I once knew a girl who claimed to believe that the Bible was the inerrant word of God and who also believed that “wine” in the New Testament was not fermented grape juice, but a non-alcoholic fruit juice mix. See, the Bible is inerrant, but you have to, apparently, know the right way to read it in order to make it so. It’s inerrant, but words don’t mean what they normally mean. It’s inerrant but only if you realize you can’t take it at face value. You start to see the troubles with this approach to Biblical understanding. You can’t trust what you plainly read on the page. That’s not exactly true, until you know the secret code or something.
And I see that more and more in what passes for Constitutional understanding among our politicians. Rather than a messy flawed document the founders intended for us to change as we needed (though not easily), we’re growing more and more prone to treat it like a holy text, like its meaning is derived from figuring out not what it says or what precedents we’ve established based on what it says, but on a kind of religious close reading that is just bizarre to outsiders.
I mean, say what you will about our national discussion about guns at the moment, the idea that a state can make it a crime at the state level for a federal agent to do his legal (at the federal level) job is ridiculous. It’s exactly opposite of what the Constitution says. The only way you could believe that it’s Constitutional is because you’ve parsed the fuck so far out of the 10th Amendment that you’ve come up with some mystical meaning, not one based on what the actual words of the Constitution say.
I honestly think we’re back in one of what Ginsberg called America’s “silly mood.” The thing that sucks is that when America is in a silly mood, people end up dead.
I was one of those kids raised to believe that biblical references to wine actually meant grape juice. I remember it especially when I was younger, in Sunday school and children’s church, whenever any mention of wine came up in reading the Bible, the teacher/preacher would always mention this “fact.” And you hear it so much that it’s part of what you believe, but you’ve been told all along that your band of believers accept the Bible as completely true in every way.
As an example, the Sunday school class learns about the wedding in Canaan, at which Jesus turned water into wine, you have to understand that, when the Bible mentions wine it actually means something more like grape juice. Now, we know what the Bible has to say about being drunk with wine, and we know that as Baptists we abstain from alcohol because our body is a temple. But let’s not focus on that, because we know that sometimes you have to understand the way the Bible was translated, and we know that Jesus turned the water into more of a juice sort of thing.

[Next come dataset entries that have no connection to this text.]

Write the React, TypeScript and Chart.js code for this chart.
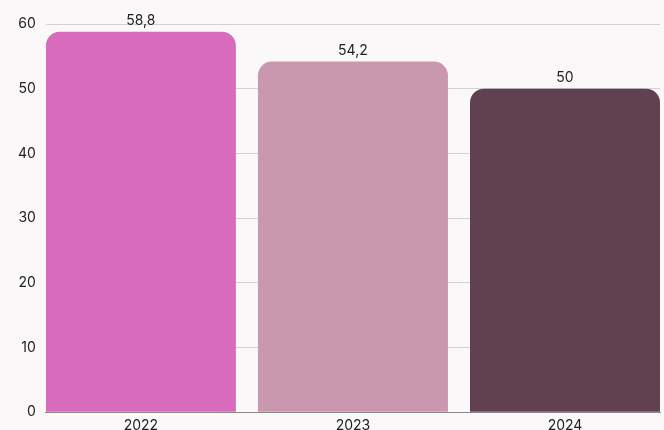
import React, { useEffect, useRef } from "react";
import { Chart, registerables } from "chart.js";

Chart.register(...registerables);

const categories = ["2022", "2023", "2024"];
const values = [58.8, 54.2, 50];
const barColors = ["#d96bbd", "#c998ae", "#61414f"];
const yTicks = [0, 10, 20, 30, 40, 50, 60];

const FONT = "Inter, 'Noto Sans', sans-serif";
const BAR_FRAC = 0.896;

const valueLabels = {
  id: "valueLabels",
  afterDatasetsDraw(chart: any) {
    const ctx = chart.ctx;
    const meta = chart.getDatasetMeta(0);
    ctx.save();
    ctx.font = `14px ${FONT}`;
    ctx.fillStyle = "#222";
    ctx.textAlign = "center";
    ctx.textBaseline = "alphabetic";
    meta.data.forEach((el: any, i: number) => {
      const txt = String(values[i]).replace(".", ",");
      ctx.fillText(txt, el.x, el.y - 7);
    });
    ctx.restore();
  },
};

export default function App() {
  const ref = useRef<HTMLCanvasElement>(null);
  useEffect(() => {
    document.body.style.margin = "0";
    document.body.style.overflow = "hidden";
    document.documentElement.style.overflow = "hidden";
    document.body.style.background = "#faf8f9";
    const chart = new Chart(ref.current!, {
      type: "bar",
      data: {
        datasets: [
          {
            data: values.map((v, i) => ({ x: i, y: v })),
            backgroundColor: barColors,
            borderRadius: { topLeft: 14, topRight: 14, bottomLeft: 0, bottomRight: 0 },
            borderSkipped: false,
            categoryPercentage: BAR_FRAC,
            barPercentage: 1,
          },
        ],
      },
      options: {
        animation: false,
        responsive: false,
        maintainAspectRatio: false,
        layout: { padding: { top: 24, right: 4, left: 8, bottom: 0 } },
        plugins: { legend: { display: false }, tooltip: { enabled: false } },
        scales: {
          x: {
            type: "linear",
            offset: false,
            bounds: "data",
            min: -BAR_FRAC / 2,
            max: categories.length - 1 + BAR_FRAC / 2,
            afterBuildTicks: (axis: any) => {
              axis.ticks = categories.map((_, i) => ({ value: i }));
            },
            grid: { display: false, drawTicks: false, offset: false },
            border: { display: true, color: "#888" },
            ticks: {
              color: "#222",
              font: { family: FONT, size: 14 },
              padding: 5,
              autoSkip: false,
              maxRotation: 0,
              callback: (v: any) => categories[Math.round(Number(v))] ?? "",
            },
          },
          y: {
            min: 0,
            max: 60,
            afterBuildTicks: (axis: any) => {
              axis.ticks = yTicks.map((v) => ({ value: v }));
            },
            grid: { color: "#d2d2d2", drawTicks: false },
            border: { display: false },
            ticks: { color: "#222", font: { family: FONT, size: 14 }, padding: 10 },
          },
        },
      },
      plugins: [valueLabels],
    });
    return () => chart.destroy();
  }, []);
  return (
    <div style={{ width: 664, height: 430, overflow: "hidden", background: "#faf8f9" }}>
      <canvas ref={ref} width={664} height={439} style={{ display: "block" }} />
    </div>
  );
}
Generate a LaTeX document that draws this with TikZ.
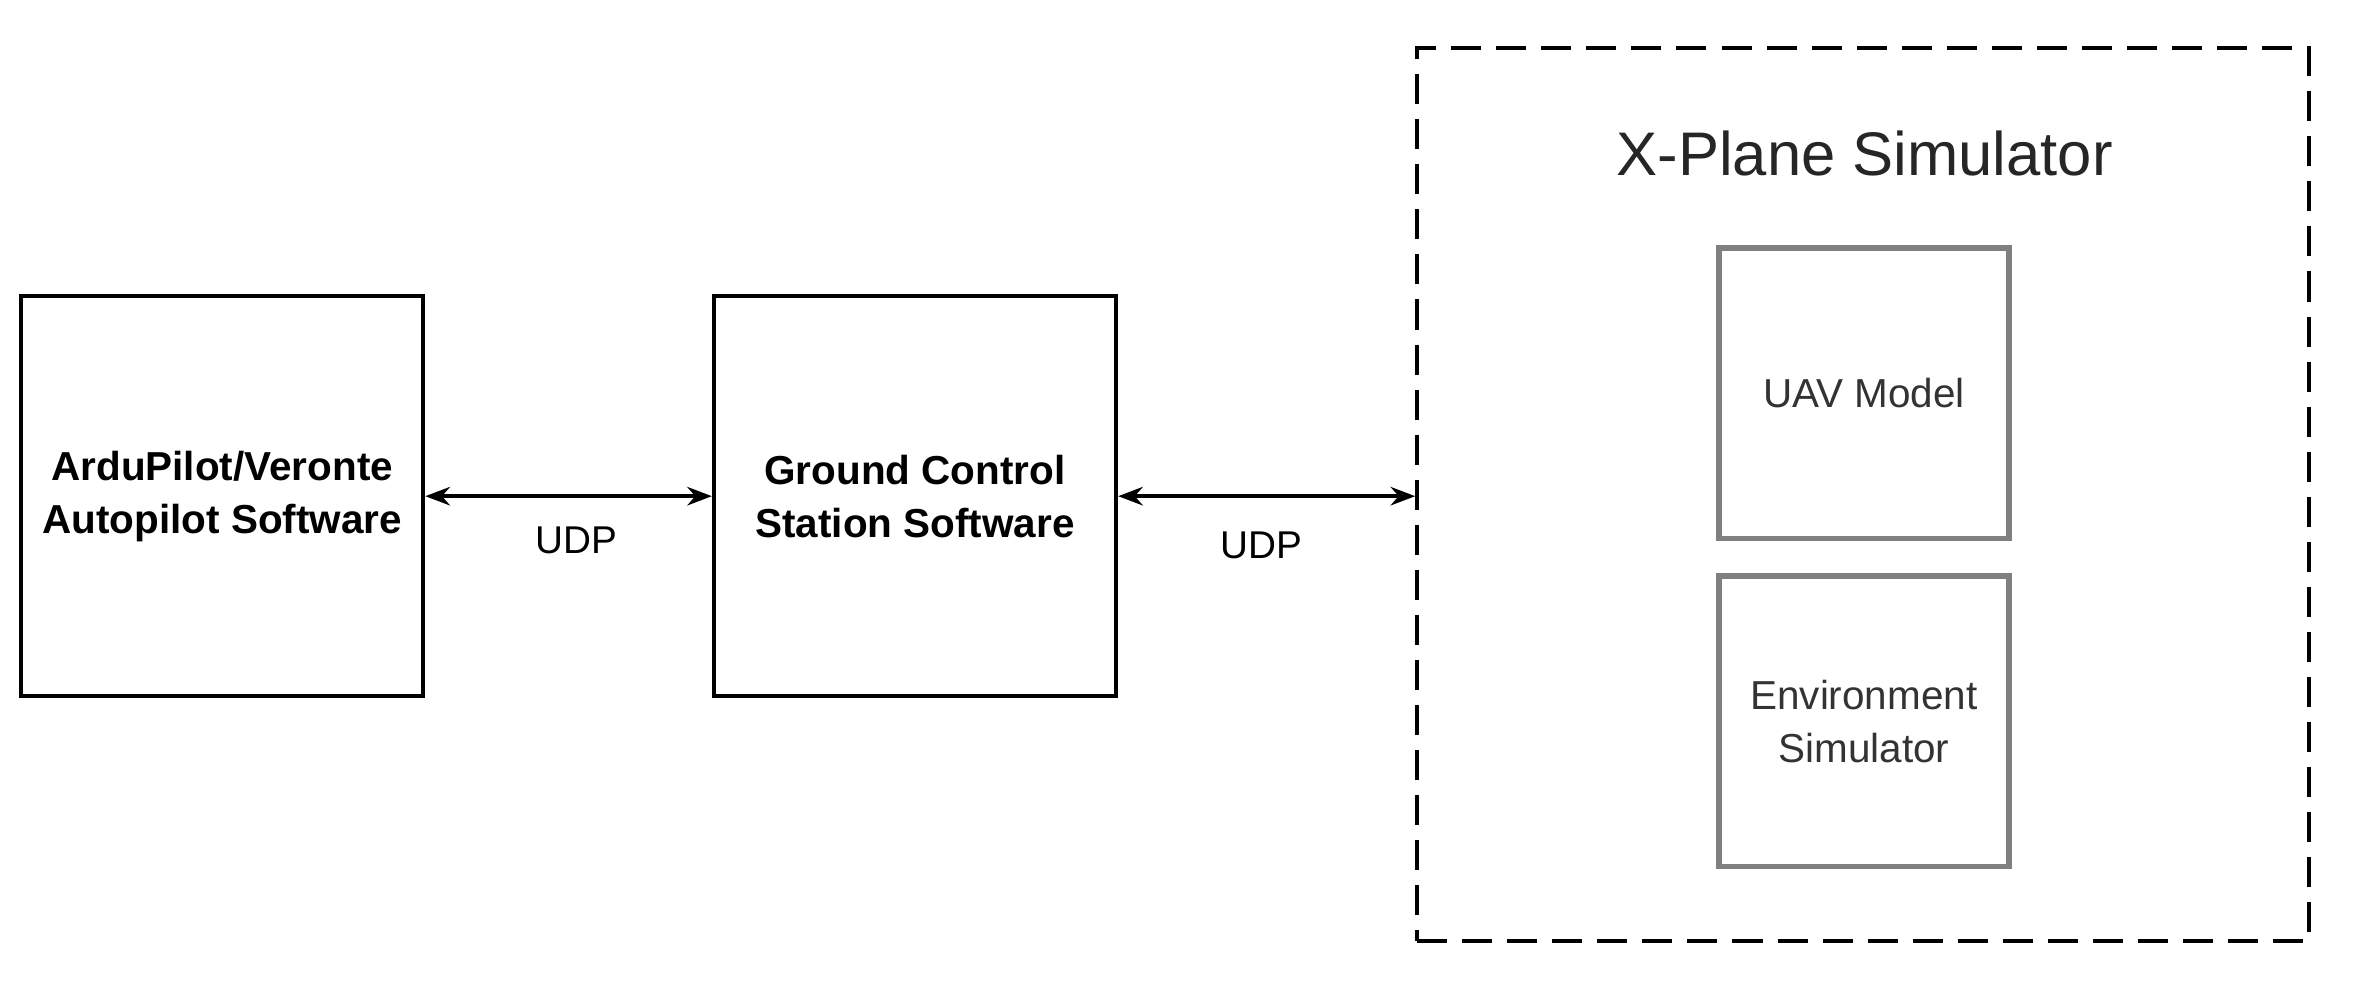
\documentclass[tikz,border=0pt]{standalone}
\usepackage{fontspec}
\setmainfont{Liberation Sans}
\usetikzlibrary{arrows.meta}

\tikzset{
  block/.style = {draw, line width=1.1pt, minimum width=4.02cm, minimum height=4.0cm,
                  align=center, font=\fontsize{11.5}{15}\selectfont\bfseries},
  subblock/.style = {draw=gray, line width=1.6pt, minimum width=2.9cm, minimum height=2.9cm,
                     align=center, font=\fontsize{11.5}{15}\selectfont, text=black!80},
  link/.style = {line width=1.1pt, {Stealth[length=7pt]}-{Stealth[length=7pt]}},
  lbl/.style = {font=\fontsize{11}{14}\selectfont}
}

\begin{document}
\begin{tikzpicture}[x=0.015cm, y=-0.015cm]
\useasboundingbox (0,0) rectangle (1568,654);

\node [block] (autopilot) at (148, 330.5) {ArduPilot/Veronte\\Autopilot Software};
\node [block] (gcs) at (609.5, 330.5) {Ground Control\\Station Software};
\node [draw, line width=1.1pt, dash pattern=on 0.3cm off 0.15cm,
       minimum width=8.91cm, minimum height=8.92cm] (xplane) at (1241, 329.5) {};
\node [font=\fontsize{17.5}{20}\selectfont, text=black!85] (title) at (1242, 102) {X-Plane Simulator};
\node [subblock] (uav) at (1241.5, 262) {UAV Model};
\node [subblock] (env) at (1241.5, 480.5) {Environment\\Simulator};

\draw [link] (autopilot.east) -- (gcs.west);
\draw [link] (gcs.east) -- (gcs.east -| xplane.west);
\node [lbl] (udp1) at (384, 360) {UDP};
\node [lbl] (udp2) at (840, 363) {UDP};

\end{tikzpicture}
\end{document}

And there are probably more of these little “facts” if I think about it, but if you grow up hearing constantly that your band of believers believes in the inerrant word of god, and if you are also constantly getting these “facts” with no one there to refute any of it ever, you aren’t really prepared when someone finally does attempt to refute any of it. And if, like me, you attended the church as well as the school, good luck, I guess.
I remember years ago seeing Jimmy Swaggart, (formerly a popular TV evangelist who once had a huge following and congregation) hold up a Bible(KJV of course), wave it around and shout that “this is the constitution of the United States!”
And the crowd roared it’s approval and agreement. Sad.
Note, he fell from prominence after he was caught twice picking up female prostitutes.
I sometimes think that Madison et al. made provision for almost every vagary of human behavior — except that it never occurred to them that later generations would see the document they produced as inerrant. That’s a fetishizing of The Founders for which there was just no precedent.
When I moved out on my own, I started to drink wine with meals, and I would occasionally order a class of wine for dinner at a restaurant with my parents. My mother called me one day to say that it really upset my father to see me drink wine. So I said, “If it’s good enough for Jesus, Mom, it’s good enough for me.” She was very quiet for a moment, and then she said, “Don’t use that argument on your father.”
I love these comments.
I can’t complain, though: I grew up as a Jehovah’s Witness, and there were no hard, fast rules about drinkin’. The general rules of thumb were ‘don’t become a drunk,’ and ‘don’t drink around people whose faith would be shaken by seeing you down a few.’ In fact, somewhere there’s a scripture about wine making the heart rejoice. That ain’t talking about grape juice, I think. All of which leaves a whole lot of wiggle room, or stagger room, if you will.